▸ TASK TO CARRY OUT:
Every line from the start of the entries up to and including the one bearing "const referenceOR = 1;" must be printed verbatim, without the pictures.

▸ SUPPLIED RECORDS:
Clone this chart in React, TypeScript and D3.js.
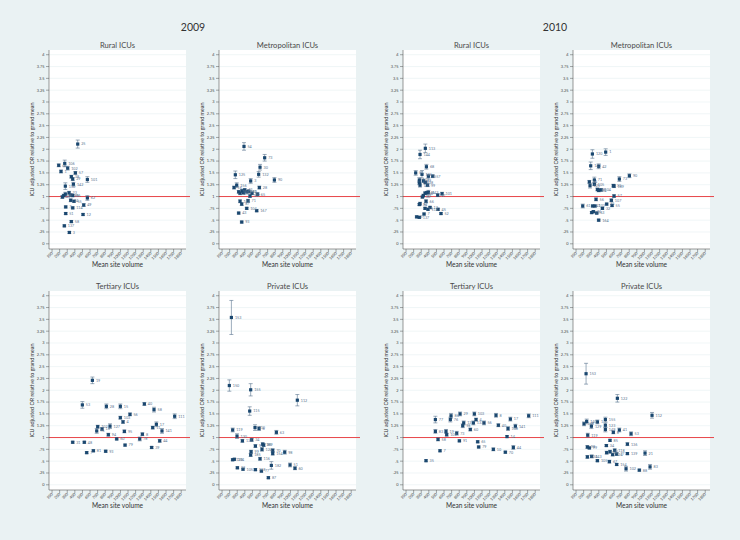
import React from "react";
import * as d3 from "d3";

// [mean site volume, ICU adjusted OR, CI half-width, ICU id]
type Pt = [number, number, number, string];

const years = ["2009", "2010"];
const panelTitles = ["Rural ICUs", "Metropolitan ICUs", "Tertiary ICUs", "Private ICUs"];
const xTicks = [100, 200, 300, 400, 500, 600, 700, 800, 900, 1000, 1100, 1200, 1300, 1400, 1500, 1600, 1700, 1800];
const yTicks = [0, 0.25, 0.5, 0.75, 1, 1.25, 1.5, 1.75, 2, 2.25, 2.5, 2.75, 3, 3.25, 3.5, 3.75, 4];
const yTickLabels = ["0", ".25", ".5", ".75", "1", "1.25", "1.5", "1.75", "2", "2.25", "2.5", "2.75", "3", "3.25", "3.5", "3.75", "4"];
const referenceOR = 1;

const rural2009: Pt[] = [
  [188, 1.66, 0.03, "68"], [267, 1.7, 0.07, "106"], [218, 1.53, 0.03, "1"], [306, 1.6, 0.04, "102"],
  [407, 1.5, 0.03, "57"], [354, 1.42, 0.03, "38"], [372, 1.37, 0.03, "29"], [381, 1.26, 0.04, "142"],
  [275, 1.22, 0.07, "130"], [565, 1.36, 0.06, "101"], [438, 2.11, 0.085, "25"], [236, 0.99, 0.03, "46"],
  [254, 1.02, 0.03, "10"], [275, 1.05, 0.04, "47"], [324, 1.08, 0.03, "23"], [346, 1.03, 0.03, "80"],
  [372, 1.02, 0.02, "86"], [565, 0.97, 0.05, "62"], [389, 0.9, 0.02, "55"], [346, 0.92, 0.03, "34"],
  [280, 0.78, 0.02, "7"], [372, 0.76, 0.02, "114"], [517, 0.82, 0.03, "49"], [280, 0.64, 0.02, "51"],
  [508, 0.62, 0.02, "12"], [354, 0.47, 0.02, "58"], [262, 0.38, 0.02, "137"], [328, 0.24, 0.02, "3"],
];

const metro2009: Pt[] = [
  [389, 2.06, 0.08, "54"], [661, 1.82, 0.07, "73"], [600, 1.62, 0.06, "30"], [275, 1.46, 0.08, "125"],
  [582, 1.47, 0.06, "132"], [477, 1.33, 0.05, "3"], [789, 1.35, 0.05, "90"], [591, 1.19, 0.03, "28"],
  [293, 1.24, 0.05, "156"], [258, 1.19, 0.03, "16"], [319, 1.1, 0.03, "76"], [337, 1.07, 0.03, "41"],
  [363, 1.12, 0.03, "59"], [381, 1.08, 0.03, "94"], [398, 1.14, 0.03, "42"], [425, 1.1, 0.03, "120"],
  [451, 1.11, 0.03, "13"], [495, 1.07, 0.03, "85"], [468, 1.01, 0.03, "107"], [565, 1.05, 0.03, "65"],
  [442, 0.91, 0.03, "71"], [337, 0.9, 0.03, "105"], [359, 0.84, 0.03, "87"], [425, 0.75, 0.02, "104"],
  [556, 0.7, 0.02, "167"], [319, 0.65, 0.02, "43"], [359, 0.46, 0.02, "93"],
];

const tertiary2009: Pt[] = [
  [631, 2.21, 0.07, "19"], [499, 1.69, 0.07, "53"], [815, 1.66, 0.05, "28"], [999, 1.66, 0.05, "15"],
  [1315, 1.71, 0.03, "40"], [1442, 1.59, 0.05, "58"], [1126, 1.49, 0.03, "56"], [999, 1.42, 0.03, "103"],
  [1034, 1.33, 0.03, "4"], [1714, 1.45, 0.05, "111"], [1473, 1.28, 0.05, "17"], [1425, 1.21, 0.03, "11"],
  [1547, 1.14, 0.05, "141"], [1289, 1.07, 0.03, "8"], [1052, 1.13, 0.03, "95"], [863, 1.24, 0.05, "127"],
  [701, 1.23, 0.03, "102"], [758, 1.18, 0.03, "13"], [688, 1.14, 0.05, "76"], [841, 1.06, 0.03, "94"],
  [951, 0.97, 0.02, "60"], [1061, 0.84, 0.02, "79"], [1254, 0.97, 0.04, "78"], [1517, 0.93, 0.03, "44"],
  [1411, 0.79, 0.02, "39"], [372, 0.9, 0.02, "31"], [525, 0.9, 0.02, "48"], [556, 0.68, 0.02, "7"],
  [644, 0.72, 0.02, "81"], [806, 0.71, 0.02, "93"],
];

const private2009: Pt[] = [
  [223, 3.54, 0.36, "153"], [196, 2.1, 0.12, "150"], [477, 2.01, 0.13, "155"], [1091, 1.79, 0.12, "112"],
  [464, 1.56, 0.09, "115"], [534, 1.21, 0.06, "110"], [587, 1.19, 0.04, "6"], [815, 1.11, 0.04, "63"],
  [240, 1.16, 0.04, "119"], [297, 1.03, 0.05, "130"], [368, 0.93, 0.03, "136"], [490, 0.95, 0.03, "34"],
  [539, 0.82, 0.03, "9"], [635, 0.86, 0.03, "189"], [648, 0.84, 0.03, "85"], [626, 0.75, 0.04, "124"],
  [482, 0.7, 0.03, "99"], [477, 0.63, 0.03, "185"], [600, 0.55, 0.03, "116"], [767, 0.73, 0.03, "70"],
  [767, 0.66, 0.03, "154"], [925, 0.69, 0.04, "98"], [240, 0.53, 0.02, "129"], [262, 0.54, 0.02, "104"],
  [995, 0.42, 0.04, "51"], [749, 0.41, 0.08, "182"], [1060, 0.35, 0.03, "60"], [302, 0.36, 0.02, "13"],
  [376, 0.33, 0.02, "105"], [539, 0.32, 0.02, "118"], [618, 0.29, 0.02, "77"], [710, 0.15, 0.02, "87"],
];

const rural2010: Pt[] = [
  [354, 2.02, 0.09, "113"], [284, 1.89, 0.09, "144"], [368, 1.63, 0.05, "68"], [394, 1.43, 0.04, "25"],
  [451, 1.43, 0.03, "57"], [227, 1.5, 0.05, "81"], [310, 1.47, 0.08, "146"], [275, 1.35, 0.05, "102"],
  [275, 1.29, 0.04, "106"], [284, 1.24, 0.04, "130"], [328, 1.33, 0.03, "29"], [354, 1.3, 0.03, "38"],
  [381, 1.24, 0.03, "99"], [350, 1.07, 0.03, "10"], [372, 1.08, 0.03, "46"], [394, 1.09, 0.04, "142"],
  [328, 1.02, 0.03, "23"], [315, 0.99, 0.02, "80"], [517, 1.03, 0.03, "27"], [574, 1.06, 0.03, "101"],
  [363, 0.9, 0.03, "66"], [284, 0.85, 0.03, "47"], [275, 0.83, 0.02, "34"], [350, 0.75, 0.02, "51"],
  [389, 0.73, 0.02, "114"], [416, 0.77, 0.02, "12"], [521, 0.73, 0.02, "45"], [560, 0.64, 0.02, "52"],
  [337, 0.63, 0.02, "7"], [240, 0.57, 0.02, "3"], [275, 0.56, 0.02, "137"],
];

const metro2010: Pt[] = [
  [490, 1.94, 0.07, "1"], [315, 1.9, 0.09, "120"], [293, 1.65, 0.08, "143"], [398, 1.64, 0.05, "42"],
  [802, 1.44, 0.04, "90"], [670, 1.37, 0.05, "73"], [341, 1.35, 0.06, "71"], [275, 1.31, 0.03, "16"],
  [284, 1.23, 0.05, "125"], [341, 1.26, 0.03, "105"], [600, 1.22, 0.03, "189"], [591, 1.23, 0.03, "30"],
  [381, 1.15, 0.03, "59"], [429, 1.14, 0.03, "104"], [398, 1.13, 0.03, "94"], [600, 1.01, 0.03, "57"],
  [363, 0.94, 0.03, "56"], [565, 0.92, 0.03, "107"], [188, 0.8, 0.04, "61"], [319, 0.8, 0.02, "41"],
  [350, 0.8, 0.02, "102"], [447, 0.75, 0.02, "32"], [503, 0.84, 0.02, "85"], [574, 0.81, 0.02, "55"],
  [306, 0.66, 0.02, "13"], [328, 0.68, 0.02, "76"], [372, 0.65, 0.02, "63"], [398, 0.5, 0.02, "164"],
];

const tertiary2010: Pt[] = [
  [363, 0.51, 0.02, "35"], [547, 0.72, 0.02, "7"], [521, 0.96, 0.03, "58"], [486, 1.13, 0.04, "83"],
  [486, 1.38, 0.07, "77"], [626, 1.13, 0.04, "19"], [635, 1.06, 0.03, "109"], [692, 1.46, 0.05, "86"],
  [683, 1.38, 0.05, "76"], [767, 1.09, 0.04, "73"], [811, 1.5, 0.04, "29"], [802, 0.93, 0.02, "91"],
  [846, 1.25, 0.04, "98"], [859, 1.31, 0.04, "13"], [946, 1.17, 0.03, "60"], [999, 1.5, 0.04, "103"],
  [1021, 1.38, 0.03, "4"], [986, 1.31, 0.04, "133"], [1126, 1.31, 0.04, "56"], [1043, 0.91, 0.02, "65"],
  [1056, 0.8, 0.02, "79"], [1249, 0.75, 0.03, "10"], [1284, 1.47, 0.04, "8"], [1315, 1.26, 0.03, "40"],
  [1407, 0.69, 0.02, "70"], [1429, 1.02, 0.02, "14"], [1473, 1.39, 0.04, "17"], [1442, 1.19, 0.04, "108"],
  [1539, 1.24, 0.04, "141"], [1512, 0.79, 0.04, "44"], [1714, 1.46, 0.04, "111"],
];

const private2010: Pt[] = [
  [232, 2.35, 0.22, "153"], [644, 1.83, 0.08, "122"], [1100, 1.47, 0.06, "112"], [240, 1.34, 0.05, "140"],
  [205, 1.29, 0.04, "148"], [302, 1.24, 0.05, "129"], [381, 1.33, 0.04, "1"], [486, 1.38, 0.05, "155"],
  [486, 1.26, 0.05, "123"], [486, 1.17, 0.05, "149"], [591, 1.11, 0.03, "8"], [670, 1.16, 0.04, "41"],
  [824, 1.08, 0.04, "53"], [254, 1.05, 0.04, "119"], [547, 0.94, 0.02, "85"], [499, 0.83, 0.02, "34"],
  [776, 0.86, 0.03, "136"], [249, 0.8, 0.03, "98"], [275, 0.78, 0.02, "99"], [609, 0.73, 0.03, "118"],
  [547, 0.7, 0.03, "70"], [503, 0.68, 0.03, "116"], [635, 0.65, 0.03, "77"], [582, 0.64, 0.03, "124"],
  [776, 0.66, 0.02, "139"], [1008, 0.67, 0.05, "21"], [249, 0.59, 0.03, "134"], [306, 0.6, 0.03, "143"],
  [381, 0.51, 0.02, "105"], [539, 0.49, 0.03, "67"], [635, 0.43, 0.02, "154"], [758, 0.34, 0.05, "102"],
  [933, 0.31, 0.02, "88"], [1074, 0.38, 0.05, "83"],
];

const panelData: Pt[][][] = [
  [rural2009, metro2009, tertiary2009, private2009],
  [rural2010, metro2010, tertiary2010, private2010],
];

const FONT = "Lato, 'Open Sans', sans-serif";
const BG = "#eaf2f3";
const NAVY = "#1a476f";
const W = 137;
const H = 199;
const colLeft = [[49, 219], [403, 573]];
const rowTop = [50, 291];

function Panel({ x0, y0, title, data }: { x0: number; y0: number; title: string; data: Pt[] }) {
  const xs = d3.scaleLinear().domain([60, 1863]).range([0, W]);
  const ys = d3.scaleLinear().domain([-0.11, 4.1]).range([H, 0]);
  return (
    <g transform={`translate(${x0},${y0})`}>
      <text x={W / 2} y={-2.5} textAnchor="middle" fontSize={7.6} fontWeight={400} fill="#4a4a4a" fontFamily={FONT}>{title}</text>
      <rect x={0} y={0} width={W} height={H} fill="#fff" />
      {yTicks.map((t) => (
        <line key={"g" + t} x1={0} x2={W} y1={ys(t)} y2={ys(t)} stroke="#eaf2f3" strokeWidth={0.7} />
      ))}
      <line x1={0} x2={W + 4} y1={ys(referenceOR)} y2={ys(referenceOR)} stroke="#e8474b" strokeWidth={1} />
      {/* y axis */}
      <line x1={0} x2={0} y1={0} y2={H} stroke="#555" strokeWidth={0.6} />
      {yTicks.map((t, i) => (
        <g key={"y" + t}>
          <line x1={-3} x2={0} y1={ys(t)} y2={ys(t)} stroke="#555" strokeWidth={0.5} />
          <text x={-4.5} y={ys(t) + 1.4} textAnchor="end" fontSize={3.9} fill="#444" fontFamily={FONT}>{yTickLabels[i]}</text>
        </g>
      ))}
      <text transform={`translate(-15,${H / 2}) rotate(-90)`} textAnchor="middle" fontSize={5.4} fill="#333" fontFamily={FONT}>
        ICU adjusted OR relative to grand mean
      </text>
      {/* x axis */}
      <line x1={0} x2={W} y1={H} y2={H} stroke="#555" strokeWidth={0.6} />
      {xTicks.map((t) => (
        <g key={"x" + t}>
          <line x1={xs(t)} x2={xs(t)} y1={H} y2={H + 3} stroke="#555" strokeWidth={0.5} />
          <text transform={`translate(${xs(t) + 1},${H + 4.5}) rotate(-45)`} textAnchor="end" fontSize={3.9} fill="#444" fontFamily={FONT}>{t}</text>
        </g>
      ))}
      <text x={W / 2} y={H + 17.5} textAnchor="middle" fontSize={6.6} fill="#333" fontFamily={FONT}>Mean site volume</text>
      {/* CIs */}
      {data.map((d, i) => {
        const cx = xs(d[0]);
        const lo = ys(d[1] - d[2]);
        const hi = ys(d[1] + d[2]);
        return (
          <g key={"c" + i} stroke="#4a6684" strokeWidth={0.55}>
            <line x1={cx} x2={cx} y1={lo} y2={hi} />
            <line x1={cx - 2} x2={cx + 2} y1={lo} y2={lo} />
            <line x1={cx - 2} x2={cx + 2} y1={hi} y2={hi} />
          </g>
        );
      })}
      {data.map((d, i) => (
        <rect key={"m" + i} x={xs(d[0]) - 1.6} y={ys(d[1]) - 1.6} width={3.2} height={3.2} fill={NAVY} />
      ))}
      {data.map((d, i) => (
        <text key={"l" + i} x={xs(d[0]) + 3.5} y={ys(d[1]) + 1.4} fontSize={3.7} fill="#5a7590" fontFamily={FONT}>{d[3]}</text>
      ))}
    </g>
  );
}

export default function App() {
  return (
    <svg width={740} height={540} style={{ position: "absolute", left: 0, top: 0, display: "block" }}>
      <rect width={740} height={540} fill={BG} />
      {years.map((yr, yi) => (
        <g key={yr}>
          <text x={yi === 0 ? 193 : 555} y={31} textAnchor="middle" fontSize={10.5} fontWeight={400} fill="#333" fontFamily={FONT}>{yr}</text>
          {panelTitles.map((pt, pi) => (
            <Panel
              key={pt}
              x0={colLeft[yi][pi % 2]}
              y0={rowTop[Math.floor(pi / 2)]}
              title={pt}
              data={panelData[yi][pi]}
            />
          ))}
        </g>
      ))}
    </svg>
  );
}
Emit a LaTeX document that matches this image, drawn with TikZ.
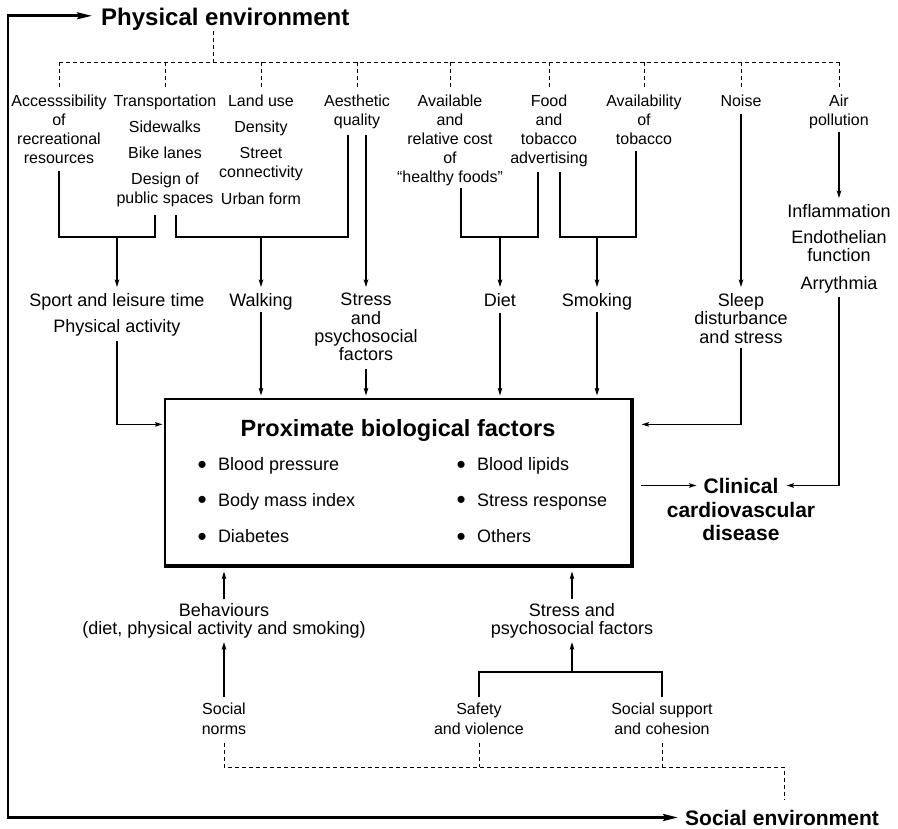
\documentclass[tikz,border=0pt]{standalone}
\usepackage{fontspec}
\setmainfont{Liberation Sans}
\usetikzlibrary{arrows.meta}
\newcommand{\bdot}{\makebox[19pt][l]{\hspace{-1.5pt}\raisebox{-2.7pt}{\fontsize{26}{26}\selectfont •}}}

\begin{document}
\begin{tikzpicture}[x=1pt, y=-1pt,
  toplbl/.style={align=center, inner sep=0pt, anchor=north, font=\fontsize{16}{19}\selectfont},
  midlbl/.style={align=center, inner sep=0pt, anchor=north, font=\fontsize{18}{18.5}\selectfont},
  botlbl/.style={align=center, inner sep=0pt, anchor=north, font=\fontsize{16}{20}\selectfont},
  head/.style={inner sep=0pt, font=\bfseries\fontsize{24}{26}\selectfont},
  bitem/.style={inner sep=0pt, anchor=base west, font=\fontsize{18}{20}\selectfont},
  ln/.style={line width=1.1pt},
  arr/.style={ln, -{Stealth[length=7.5pt,width=4.6pt,inset=1.5pt]}},
  dashln/.style={line width=0.9pt, dash pattern=on 4pt off 3pt},
  loopline/.style={line width=2.6pt, {Stealth[length=15pt,width=7pt,inset=2.5pt]}-{Stealth[length=15pt,width=7pt,inset=2.5pt]}}]
	\useasboundingbox (0,0) rectangle (898,829);

	% Headings of the two environments
	\node[head, anchor=base west] (phys) at (101,26) {Physical environment};
	\node[head, anchor=base west, font=\bfseries\fontsize{21}{23}\selectfont] (soc) at (685,825) {Social environment};

	% Physical environment factors
	\node[toplbl] (access) at (59,94.5) {Accesssibility\\of\\recreational\\resources};
	\node[toplbl] (transp) at (165,94.5) {Transportation\\[7.3pt]Sidewalks\\[7pt]Bike lanes\\[7pt]Design of\\public spaces};
	\node[toplbl] (landuse) at (261,94.5) {Land use\\[7.3pt]Density\\[7pt]Street\\connectivity\\[7.5pt]Urban form};
	\node[toplbl] (aesth) at (357,94.5) {Aesthetic\\quality};
	\node[toplbl] (avail) at (450,94.5) {Available\\and\\relative cost\\of\\“healthy foods”};
	\node[toplbl] (food) at (549,94.5) {Food\\and\\tobacco\\advertising};
	\node[toplbl] (tobav) at (644,94.5) {Availability\\of\\tobacco};
	\node[toplbl] (noise) at (741,94.5) {Noise};
	\node[toplbl] (air) at (839,94.5) {Air\\pollution};

	% Pathways
	\node[midlbl] (sport) at (117,293) {Sport and leisure time\\[7.3pt]Physical activity};
	\node[midlbl] (walk) at (261,293) {Walking};
	\node[midlbl, font=\fontsize{18}{18.3}\selectfont] (stress1) at (366,293) {Stress\\and\\psychosocial\\factors};
	\node[midlbl] (diet) at (500,293) {Diet};
	\node[midlbl] (smoke) at (597,293) {Smoking};
	\node[midlbl] (sleep) at (741,293) {Sleep\\disturbance\\and stress};
	\node[midlbl, font=\fontsize{18}{18}\selectfont] (infl) at (839,204) {Inflammation\\[8.7pt]Endothelian\\function\\[9.3pt]Arrythmia};

	% Proximate biological factors
	\node[draw, line width=1.2pt, minimum width=466pt, minimum height=166pt, inner sep=0pt] (box) at (398,482) {};
	\draw[line width=2.4pt] ([xshift=1pt]box.north east) -- ([xshift=1pt,yshift=-1pt]box.south east) -- ([yshift=-1pt]box.south west);
	\node[inner sep=0pt, anchor=base, font=\bfseries\fontsize{23.5}{25}\selectfont] (title) at (398,436.7) {Proximate biological factors};
	\node[bitem] (bp) at (198.8,470.7) {\bdot Blood pressure};
	\node[bitem] (bmi) at (198.8,506) {\bdot Body mass index};
	\node[bitem] (diab) at (198.8,542.7) {\bdot Diabetes};
	\node[bitem] (lipid) at (457.8,470.7) {\bdot Blood lipids};
	\node[bitem] (sresp) at (457.8,506) {\bdot Stress response};
	\node[bitem] (other) at (457.8,542.7) {\bdot Others};

	% Outcome
	\node[inner sep=0pt, anchor=base, font=\bfseries\fontsize{21}{23}\selectfont] (clin) at (741,493) {Clinical};
	\node[inner sep=0pt, anchor=north, align=center, font=\bfseries\fontsize{21}{23.5}\selectfont] (cvd) at (741,501.7) {cardiovascular\\disease};

	% Social environment factors
	\node[midlbl, font=\fontsize{18}{18}\selectfont] (beh) at (224,603) {Behaviours\\(diet, physical activity and smoking)};
	\node[midlbl, font=\fontsize{18}{18}\selectfont] (stress2) at (572,603) {Stress and\\psychosocial factors};
	\node[botlbl] (norms) at (224,702.5) {Social\\norms};
	\node[botlbl] (safety) at (479,702.5) {Safety\\and violence};
	\node[botlbl] (support) at (662,702.5) {Social support\\and cohesion};

	% Dashed trees from the environments
	\coordinate (pbus) at (213,62);
	\draw[dashln] (phys.south -| pbus) -- (pbus);
	\draw[dashln] (access.north |- pbus) -- (air.north |- pbus);
	\foreach \n in {access,transp,landuse,aesth,avail,food,tobav,noise,air}
		\draw[dashln, shorten >=6.5pt] (\n.north |- pbus) -- (\n.north);
	\coordinate (sbus) at (784,767);
	\draw[dashln, shorten <=8pt, shorten >=10pt] (norms.south) |- (sbus) -- (sbus |- soc.north);
	\foreach \n in {safety,support}
		\draw[dashln, shorten <=8pt] (\n.south) -- (\n.south |- sbus);

	% Loop between the two environments
	\coordinate (lcorner) at (8,817);
	\draw[loopline, shorten <=9pt, shorten >=7pt] ([yshift=4pt]phys.west) -| (lcorner) |- (soc.west);

	% Brackets and arrows, top half
	\coordinate (jsport) at (117,237);
	\coordinate (jwalk) at (261,237);
	\coordinate (jdiet) at (500,237);
	\coordinate (jsmoke) at (597,237);
	\draw[ln, shorten <=7pt, shorten >=8.3pt] (access.south) |- (jsport) -| ([xshift=-10pt]transp.south);
	\draw[ln, shorten <=8.3pt, shorten >=6.6pt] ([xshift=11pt]transp.south) |- (jwalk) -| ([xshift=-9pt]aesth.south);
	\draw[ln, shorten <=2.6pt, shorten >=5.6pt] ([xshift=11pt]avail.south) |- (jdiet) -| ([xshift=-11pt]food.south);
	\draw[ln, shorten <=5.6pt, shorten >=6pt] ([xshift=11pt]food.south) |- (jsmoke) -| ([xshift=-8pt]tobav.south);
	\draw[arr, shorten >=6pt] (jsport) -- (sport.north);
	\draw[arr, shorten >=6pt] (jwalk) -- (walk.north);
	\draw[arr, shorten <=6.6pt, shorten >=6pt] (stress1.north |- aesth.south) -- (stress1.north);
	\draw[arr, shorten >=6pt] (jdiet) -- (diet.north);
	\draw[arr, shorten >=6pt] (jsmoke) -- (smoke.north);
	\draw[arr, shorten <=7pt, shorten >=6pt] (noise.south) -- (sleep.north);
	\draw[arr, shorten <=3.6pt, shorten >=6pt] (air.south) -- (infl.north);

	% Arrows into the box and to the outcome
	\draw[arr, shorten <=5pt, shorten >=2pt] (sport.south) |- ([yshift=-26pt]box.north west);
	\draw[arr, shorten <=2.2pt, shorten >=3pt] (walk.south) -- (walk.south |- box.north);
	\draw[arr, shorten <=8pt, shorten >=3pt] (stress1.south) -- (stress1.south |- box.north);
	\draw[arr, shorten <=6pt, shorten >=3pt] (diet.south) -- (diet.south |- box.north);
	\draw[arr, shorten <=2.2pt, shorten >=3pt] (smoke.south) -- (smoke.south |- box.north);
	\draw[arr, shorten <=4pt, shorten >=10pt] (sleep.south) |- ([yshift=-26pt]box.north east);
	\draw[arr, shorten <=9pt, shorten >=7pt] (box.east |- clin.west) -- (clin.west);
	\draw[arr, shorten <=4pt, shorten >=8pt] (infl.south) |- (clin.east);

	% Bottom half
	\coordinate (jstress) at (572,672);
	\draw[arr, shorten <=4pt, shorten >=6pt] (beh.north) -- (beh.north |- box.south);
	\draw[arr, shorten <=4pt, shorten >=6pt] (stress2.north) -- (stress2.north |- box.south);
	\draw[arr, shorten <=5.5pt, shorten >=4pt] (norms.north) -- (beh.south);
	\draw[ln, shorten <=5.5pt, shorten >=5.5pt] (safety.north) |- (jstress) -| (support.north);
	\draw[arr, shorten >=4pt] (jstress) -- (stress2.south);
\end{tikzpicture}
\end{document}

▸ EXERCISE RESPONSE:
Clone this chart in React, TypeScript and D3.js.
import React from "react";
import * as d3 from "d3";

// [mean site volume, ICU adjusted OR, CI half-width, ICU id]
type Pt = [number, number, number, string];

const years = ["2009", "2010"];
const panelTitles = ["Rural ICUs", "Metropolitan ICUs", "Tertiary ICUs", "Private ICUs"];
const xTicks = [100, 200, 300, 400, 500, 600, 700, 800, 900, 1000, 1100, 1200, 1300, 1400, 1500, 1600, 1700, 1800];
const yTicks = [0, 0.25, 0.5, 0.75, 1, 1.25, 1.5, 1.75, 2, 2.25, 2.5, 2.75, 3, 3.25, 3.5, 3.75, 4];
const yTickLabels = ["0", ".25", ".5", ".75", "1", "1.25", "1.5", "1.75", "2", "2.25", "2.5", "2.75", "3", "3.25", "3.5", "3.75", "4"];
const referenceOR = 1;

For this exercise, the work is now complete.